John Cromie, Technical Director of BirdGuides, lives in Donegal and has been actively involved with the reintroduction project through the Irish Raptor Study Group. John comments : "It has been thrilling, over the past six years, to watch young introduced Scottish eagles slowly but surely develop into truly wild adult birds - locating prey-rich areas, reoccupying ancient mountain haunts, defending territories and now finally nesting successfully."

The Golden Eagle Reintroduction Project has released 46 Birds in Donegal between 2001 and 2006. Young chicks were collected from nests in Scotland and reared in avian cages, without human contact, for a further 5-7 weeks before being released.

Radio tracking has enabled the project team to track the young birds as they disperse. One of the chicks fitted with a satellite tag in 2005 has been tracked over the last few years and has spent some considerable time in the Sperrin Mountains, Northern Ireland and in Ballycroy National Park in Mayo. This bird has been recorded in Donegal, Derry, Tyrone, Fermanagh, Leitrim, Sligo and Mayo.

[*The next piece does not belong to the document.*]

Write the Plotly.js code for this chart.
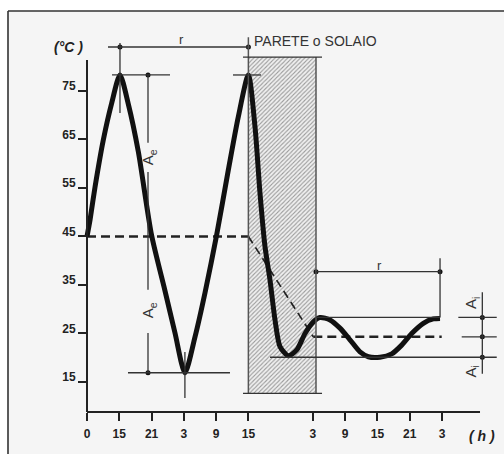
<!DOCTYPE html>
<html>
<head>
<meta charset="utf-8">
<script src="https://cdn.plot.ly/plotly-3.0.1.min.js"></script>
<style>html,body{margin:0;padding:0;background:#fff;}#chart{width:504px;height:454px;}</style>
</head>
<body>
<div id="chart"></div>
<script>
// ---- data (schematic time in hours, temperature in °C) ----
const tickPos = [9, 15, 21, 27, 33, 39, 51, 57, 63, 69, 75];
const tickHours = ['0', '15', '21', '3', '9', '15', '3', '9', '15', '21', '3'];
const tempTicks = [15, 25, 35, 45, 55, 65, 75];

// external temperature wave
const extT = [9, 9.56, 10.49, 12.03, 13.59, 15.13, 16.68, 18.54, 21.0, 23.5, 25.36, 27.2, 29.08, 30.94, 33.1, 35.27, 37.13, 39.0];
const extV = [45, 48.4, 55.2, 64.9, 72.5, 78.3, 72.3, 62.5, 45.3, 33.8, 25.1, 16.9, 24.3, 33.4, 45.3, 58.7, 69.7, 78.3];

// wave through the wall and internal (damped) wave
const intT = [39.0, 40.23, 41.16, 42.09, 43.02, 43.95, 44.88, 46.42, 47.99, 49.53, 51.07, 52.32, 54.18, 56.03, 57.89, 59.75, 61.3, 63.47, 65.65, 67.5, 69.36, 71.52, 73.38, 74.63];
const intV = [78.3, 67.6, 53.9, 42.9, 36.0, 27.8, 22.3, 20.4, 21.6, 25.0, 27.4, 28.3, 27.8, 26.1, 23.7, 21.2, 20.2, 20.1, 20.8, 22.6, 25.0, 27.1, 28.0, 28.1];

// mean-temperature (dashed) path
const meanT = [9, 39, 51.07, 74.94];
const meanV = [45, 45, 24.3, 24.3];

// wall ("PARETE o SOLAIO") extent
const wallT = [39, 51.57];
const wallV = [12.67, 82.0];

// ---- derived values ----
const extMax = Math.max(...extV);
const extMin = Math.min(...extV);
const tPeak1 = extT[extV.indexOf(extMax)];
const tTrough = extT[extV.indexOf(extMin)];
const outside = intV.slice(11);
const intMax = Math.max(...outside);
const intMin = Math.min(...outside);
const intMean = meanV[meanV.length - 1];
const tEnd = intT[intT.length - 1];

const X0 = -5.687, X1 = 86.52, Y0 = 0.15, Y1 = 91.49;
const xAxisV = 8.81;
const curveT = extT.concat(intT.slice(1));
const curveV = extV.concat(intV.slice(1));

const INK = '#333';
const FONT = 'Liberation Sans, Arial, sans-serif';

function L(x0, y0, x1, y1, w, col) {
  return {type: 'line', xref: 'x', yref: 'y', x0: x0, y0: y0, x1: x1, y1: y1,
          line: {color: col || INK, width: w || 1.3}};
}
const aeT = 20.34;
const shapes = [
  // axes lines
  L(tickPos[0], 81.4, tickPos[0], xAxisV, 2, '#222'),
  L(tickPos[0], xAxisV, 82.06, xAxisV, 2, '#222'),
  // top r dimension
  L(12.9, 84.07, 39.3, 84.07),
  L(tPeak1, 84.9, tPeak1, 70.46),
  // wall edges
  L(wallT[0], 86.1, wallT[0], wallV[0], 1.5, '#555'),
  L(wallT[1], wallV[1], wallT[1], wallV[0], 1.5, '#555'),
  L(38.0, wallV[1], 52.69, wallV[1]),
  L(38.0, wallV[0], 52.69, wallV[0]),
  // peaks and trough
  L(13.65, extMax, 24.43, extMax),
  L(36.14, extMax, 41.35, extMax),
  L(16.62, extMin, 35.58, extMin),
  L(tTrough, 21.2, tTrough, 11.7),
  // Ae vertical (with gaps for labels)
  L(aeT, extMax, aeT, 64.3),
  L(aeT, 58.3, aeT, 34.0),
  L(aeT, 25.1, aeT, extMin),
  // right r dimension
  L(wallT[1], 37.74, tEnd, 37.74),
  L(tEnd, 40.5, tEnd, intMax),
  L(wallT[1], intMax, tEnd, intMax),
  // Ai dimension
  L(78.03, intMax, 85.17, intMax),
  L(78.66, intMean, 85.17, intMean),
  L(43.02, intMin, 85.17, intMin),
  L(82.49, 33.5, 82.49, 16.7),
  // frame
  {type: 'line', xref: 'paper', yref: 'paper', x0: 0, y0: 0, x1: 0, y1: 1, line: {color: '#333', width: 1.6}},
  {type: 'line', xref: 'paper', yref: 'paper', x0: 0, y0: 1, x1: 1, y1: 1, line: {color: '#333', width: 1.6}}
];

const traces = [
  {type: 'scatter', mode: 'lines', hoverinfo: 'skip',
   x: [wallT[0], wallT[1], wallT[1], wallT[0], wallT[0]],
   y: [wallV[0], wallV[0], wallV[1], wallV[1], wallV[0]],
   fill: 'toself', fillcolor: '#e6e6e6', line: {width: 0},
   fillpattern: {shape: '/', bgcolor: '#f0f0f0', fgcolor: '#9a9a9a', size: 3, solidity: 0.35}},
  {type: 'scatter', mode: 'lines', x: meanT.slice(0, 2), y: meanV.slice(0, 2),
   line: {color: '#222', width: 2.5, dash: '9px,5px'}},
  {type: 'scatter', mode: 'lines', x: meanT.slice(1, 3), y: meanV.slice(1, 3),
   line: {color: '#222', width: 1.7, dash: '8px,5px'}},
  {type: 'scatter', mode: 'lines', x: meanT.slice(2), y: meanV.slice(2),
   line: {color: '#222', width: 2.5, dash: '9px,5px'}},
  {type: 'scatter', mode: 'lines', x: curveT, y: curveV,
   line: {color: '#111', width: 5, shape: 'spline', smoothing: 0.7}},
  {type: 'scatter', mode: 'markers',
   x: [tPeak1, wallT[0], aeT, aeT, wallT[1], tEnd, 82.49, 82.49, 82.49],
   y: [84.07, 84.07, extMax, extMin, 37.74, 37.74, intMax, intMean, intMin],
   marker: {color: '#111', size: 5}}
];

function A(text, x, y, opts) {
  return Object.assign({text: text, x: x, y: y, xref: 'x', yref: 'y', showarrow: false,
    font: {family: FONT, size: 13, color: INK}}, opts || {});
}
const annotations = [
  A('(°C )', 5.65, 84.13, {font: {family: FONT, size: 14, color: '#222', weight: 'bold', style: 'italic'}}),
  A('( h )', 82.43, 3.87, {font: {family: FONT, size: 14, color: '#222', weight: 'bold', style: 'italic'}}),
  A('r', 26.48, 85.7, {font: {family: FONT, size: 13, color: INK}}),
  A('PARETE o SOLAIO', 39.67, 85.3, {xanchor: 'left', font: {family: FONT, size: 14, color: INK}}),
  A('r', 63.34, 39.1, {font: {family: FONT, size: 13, color: INK}}),
  A('A<sub>e</sub>', 20.6, 61.4, {textangle: -90, font: {family: FONT, size: 15, color: INK}}),
  A('A<sub>e</sub>', 20.6, 29.85, {textangle: -90, font: {family: FONT, size: 15, color: INK}}),
  A('A<sub>i</sub>', 80.52, 31.23, {textangle: -90, font: {family: FONT, size: 15, color: INK}}),
  A('A<sub>i</sub>', 80.52, 17.12, {textangle: -90, font: {family: FONT, size: 15, color: INK}})
];

const layout = {
  width: 504, height: 454,
  margin: {l: 8, r: 0, t: 11, b: 0, pad: 0},
  paper_bgcolor: '#ffffff', plot_bgcolor: '#f5f5f5',
  showlegend: false,
  xaxis: {range: [X0, X1], anchor: 'free', position: (xAxisV - Y0) / (Y1 - Y0),
    showline: false, showgrid: false, zeroline: false,
    ticks: 'outside', ticklen: 8, tickwidth: 2, tickcolor: '#222',
    tickmode: 'array', tickvals: tickPos, ticktext: tickHours, ticklabelstandoff: 3,
    tickfont: {family: FONT, size: 12, color: '#222', weight: 'bold'}},
  yaxis: {range: [Y0, Y1], anchor: 'free', position: (tickPos[0] - X0) / (X1 - X0),
    showline: false, showgrid: false, zeroline: false,
    ticks: 'outside', ticklen: 9, tickwidth: 2, tickcolor: '#222',
    tickmode: 'array', tickvals: tempTicks, ticklabelshift: -5,
    tickfont: {family: FONT, size: 12, color: '#222', weight: 'bold'}},
  shapes: shapes,
  annotations: annotations
};

Plotly.newPlot('chart', traces, layout, {staticPlot: true, displayModeBar: false});
</script>
</body>
</html>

The Golden Eagle donor stock was collected from Scotland under a special licence from Scottish Natural Heritage. Only one chick can be collected from nests containing two young. Every year scores of bird of prey enthusiasts help monitor potential donor stock nests. The Scottish Raptor Study Group, the Highland Foundation for Wildlife, the Forestry Commission, the National Trust for Scotland, and the Royal Society for the Protection of birds have all played a key role in collecting young. The Irish Golden Eagle Reintroduction Steering Group would also like to thank all the Scottish landowners, deer stalkers and gamekeepers who have supported the project to date.